> DATA SECTION
'''
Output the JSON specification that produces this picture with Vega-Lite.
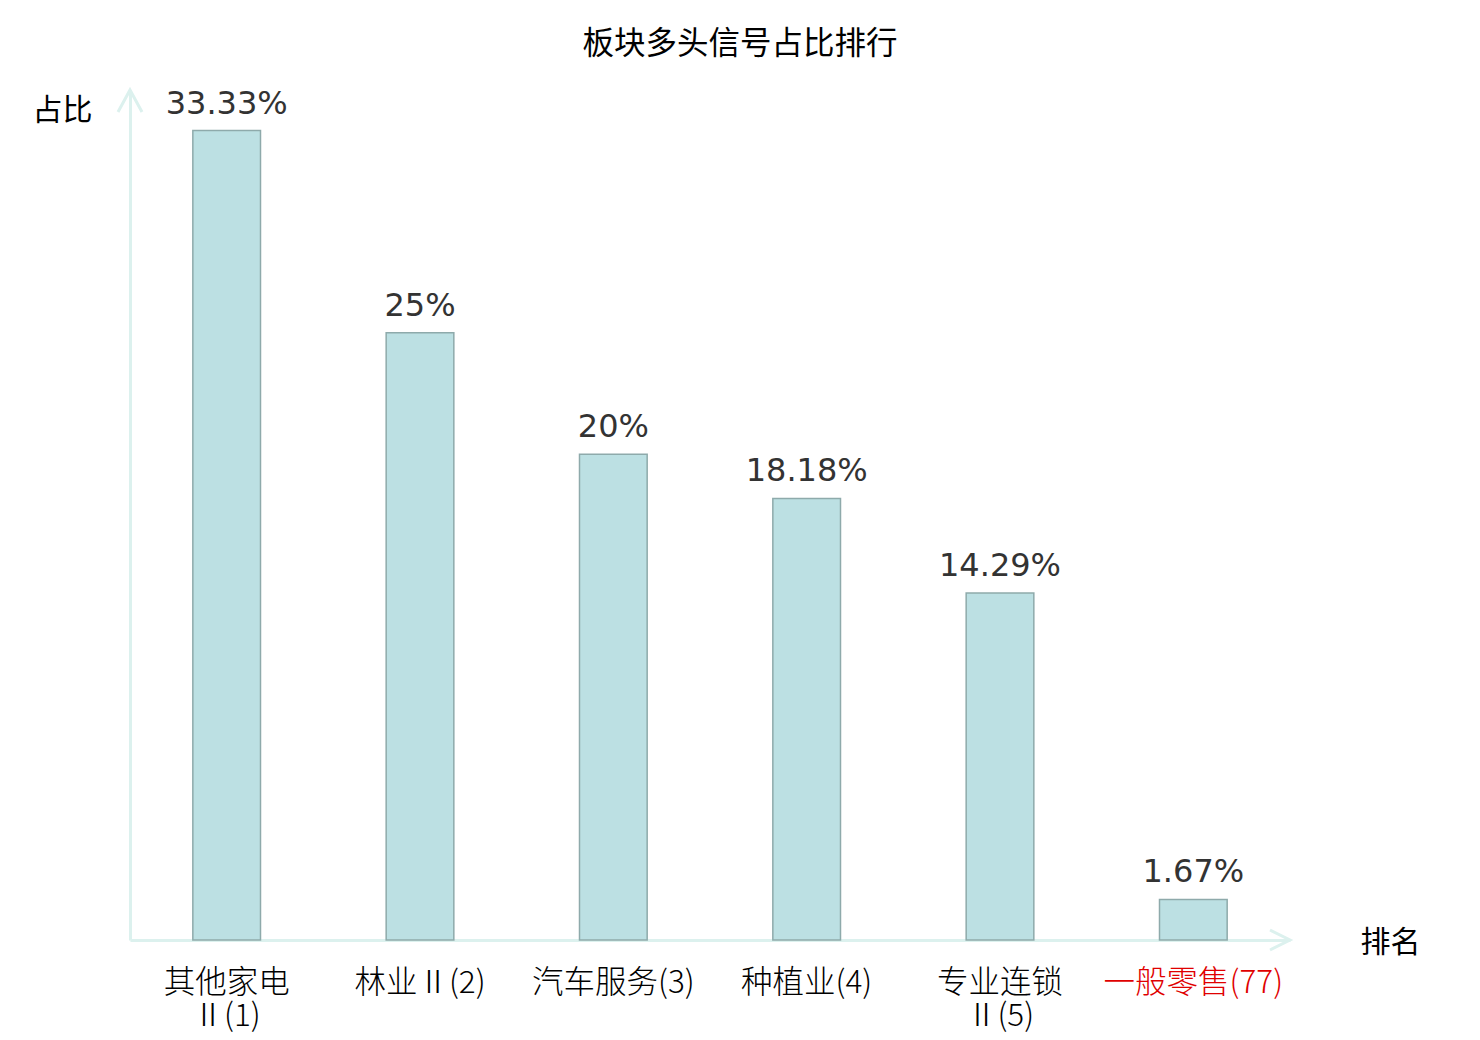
{
  "$schema": "https://vega.github.io/schema/vega-lite/v6.json",
  "width": 1160,
  "height": 850,
  "autosize": "none",
  "padding": {"left": 130, "top": 90, "right": 190, "bottom": 100},
  "background": "white",
  "title": {
    "text": "板块多头信号占比排行",
    "font": "Noto Sans CJK SC",
    "fontSize": 31.5,
    "fontWeight": "normal",
    "color": "#000000",
    "anchor": "middle",
    "dx": 30,
    "offset": 24
  },
  "config": {"view": {"stroke": null}},
  "layer": [
    {
      "data": {
        "values": [
          {"板块": "其他家电Ⅱ(1)", "占比": 0.3333},
          {"板块": "林业Ⅱ(2)", "占比": 0.25},
          {"板块": "汽车服务(3)", "占比": 0.2},
          {"板块": "种植业(4)", "占比": 0.1818},
          {"板块": "专业连锁Ⅱ(5)", "占比": 0.1429},
          {"板块": "一般零售(77)", "占比": 0.0167}
        ]
      },
      "encoding": {
        "x": {
          "field": "板块",
          "type": "nominal",
          "sort": null,
          "scale": {"paddingInner": 0.65, "paddingOuter": 0.325},
          "axis": {
            "title": "排名",
            "titleFont": "Noto Sans CJK SC",
            "titleFontSize": 30,
            "titleFontWeight": "normal",
            "titleColor": "#000000",
            "titleX": 1260,
            "titleY": 2,
            "titleAlign": "center",
            "titleBaseline": "middle",
            "domainColor": "#dcf1ee",
            "domainWidth": 3,
            "ticks": false,
            "labelAngle": 0,
            "labelFont": "Noto Sans CJK SC",
            "labelFontSize": 31.5,
            "labelFontWeight": 300,
            "labelPadding": 27,
            "labelLineHeight": 33,
            "labelBaseline": "top",
            "labelColor": {
              "condition": {"test": "datum.label == '一般零售(77)'", "value": "#e00000"},
              "value": "#000000"
            },
            "labelExpr": "datum.label == '其他家电Ⅱ(1)' ? ['其他家电', 'Ⅱ(1)'] : datum.label == '专业连锁Ⅱ(5)' ? ['专业连锁', 'Ⅱ(5)'] : datum.label"
          }
        },
        "y": {
          "field": "占比",
          "type": "quantitative",
          "scale": {"domain": [0, 0.35]},
          "axis": {
            "title": "占比",
            "titleFont": "Noto Sans CJK SC",
            "titleFontSize": 30,
            "titleFontWeight": "normal",
            "titleColor": "#000000",
            "titleAngle": 0,
            "titleX": -68,
            "titleY": 20,
            "titleAlign": "center",
            "titleBaseline": "middle",
            "domainColor": "#dcf1ee",
            "domainWidth": 3,
            "ticks": false,
            "labels": false,
            "grid": false
          }
        }
      },
      "layer": [
        {
          "mark": {"type": "bar", "fill": "#bce0e3", "stroke": "#8eaaab", "strokeWidth": 1.5}
        },
        {
          "mark": {
            "type": "text",
            "font": "DejaVu Sans",
            "fontSize": 32,
            "color": "#333333",
            "baseline": "alphabetic",
            "dy": -17
          },
          "encoding": {
            "text": {"field": "占比", "type": "quantitative", "format": ".2~%"}
          }
        }
      ]
    },
    {
      "data": {
        "values": [
          {"轴": "x", "px": 1, "py": 0},
          {"轴": "y", "px": 0, "py": 0.35}
        ]
      },
      "mark": {"type": "point", "filled": false, "strokeWidth": 3, "color": "#dcf1ee", "opacity": 1, "size": 400},
      "encoding": {
        "x": {"field": "px", "type": "quantitative", "scale": {"domain": [0, 1]}, "axis": null},
        "y": {"field": "py", "type": "quantitative"},
        "shape": {
          "field": "轴",
          "type": "nominal",
          "scale": {"domain": ["x", "y"], "range": ["M-2,-1L0,0L-2,1", "M-1.2,2.2L0,0L1.2,2.2"]},
          "legend": null
        }
      }
    }
  ],
  "resolve": {"scale": {"x": "independent"}}
}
'''
> STATED GOAL
Omit pictures; set down the rest of the material word for word.

> EXERCISE OUTPUT
Output the JSON specification that produces this picture with Vega-Lite.
{
  "$schema": "https://vega.github.io/schema/vega-lite/v6.json",
  "width": 1160,
  "height": 850,
  "autosize": "none",
  "padding": {"left": 130, "top": 90, "right": 190, "bottom": 100},
  "background": "white",
  "title": {
    "text": "板块多头信号占比排行",
    "font": "Noto Sans CJK SC",
    "fontSize": 31.5,
    "fontWeight": "normal",
    "color": "#000000",
    "anchor": "middle",
    "dx": 30,
    "offset": 24
  },
  "config": {"view": {"stroke": null}},
  "layer": [
    {
      "data": {
        "values": [
          {"板块": "其他家电Ⅱ(1)", "占比": 0.3333},
          {"板块": "林业Ⅱ(2)", "占比": 0.25},
          {"板块": "汽车服务(3)", "占比": 0.2},
          {"板块": "种植业(4)", "占比": 0.1818},
          {"板块": "专业连锁Ⅱ(5)", "占比": 0.1429},
          {"板块": "一般零售(77)", "占比": 0.0167}
        ]
      },
      "encoding": {
        "x": {
          "field": "板块",
          "type": "nominal",
          "sort": null,
          "scale": {"paddingInner": 0.65, "paddingOuter": 0.325},
          "axis": {
            "title": "排名",
            "titleFont": "Noto Sans CJK SC",
            "titleFontSize": 30,
            "titleFontWeight": "normal",
            "titleColor": "#000000",
            "titleX": 1260,
            "titleY": 2,
            "titleAlign": "center",
            "titleBaseline": "middle",
            "domainColor": "#dcf1ee",
            "domainWidth": 3,
            "ticks": false,
            "labelAngle": 0,
            "labelFont": "Noto Sans CJK SC",
            "labelFontSize": 31.5,
            "labelFontWeight": 300,
            "labelPadding": 27,
            "labelLineHeight": 33,
            "labelBaseline": "top",
            "labelColor": {
              "condition": {"test": "datum.label == '一般零售(77)'", "value": "#e00000"},
              "value": "#000000"
            },
            "labelExpr": "datum.label == '其他家电Ⅱ(1)' ? ['其他家电', 'Ⅱ(1)'] : datum.label == '专业连锁Ⅱ(5)' ? ['专业连锁', 'Ⅱ(5)'] : datum.label"
          }
        },
        "y": {
          "field": "占比",
          "type": "quantitative",
          "scale": {"domain": [0, 0.35]},
          "axis": {
            "title": "占比",
            "titleFont": "Noto Sans CJK SC",
            "titleFontSize": 30,
            "titleFontWeight": "normal",
            "titleColor": "#000000",
            "titleAngle": 0,
            "titleX": -68,
            "titleY": 20,
            "titleAlign": "center",
            "titleBaseline": "middle",
            "domainColor": "#dcf1ee",
            "domainWidth": 3,
            "ticks": false,
            "labels": false,
            "grid": false
          }
        }
      },
      "layer": [
        {
          "mark": {"type": "bar", "fill": "#bce0e3", "stroke": "#8eaaab", "strokeWidth": 1.5}
        },
        {
          "mark": {
            "type": "text",
            "font": "DejaVu Sans",
            "fontSize": 32,
            "color": "#333333",
            "baseline": "alphabetic",
            "dy": -17
          },
          "encoding": {
            "text": {"field": "占比", "type": "quantitative", "format": ".2~%"}
          }
        }
      ]
    },
    {
      "data": {
        "values": [
          {"轴": "x", "px": 1, "py": 0},
          {"轴": "y", "px": 0, "py": 0.35}
        ]
      },
      "mark": {"type": "point", "filled": false, "strokeWidth": 3, "color": "#dcf1ee", "opacity": 1, "size": 400},
      "encoding": {
        "x": {"field": "px", "type": "quantitative", "scale": {"domain": [0, 1]}, "axis": null},
        "y": {"field": "py", "type": "quantitative"},
        "shape": {
          "field": "轴",
          "type": "nominal",
          "scale": {"domain": ["x", "y"], "range": ["M-2,-1L0,0L-2,1", "M-1.2,2.2L0,0L1.2,2.2"]},
          "legend": null
        }
      }
    }
  ],
  "resolve": {"scale": {"x": "independent"}}
}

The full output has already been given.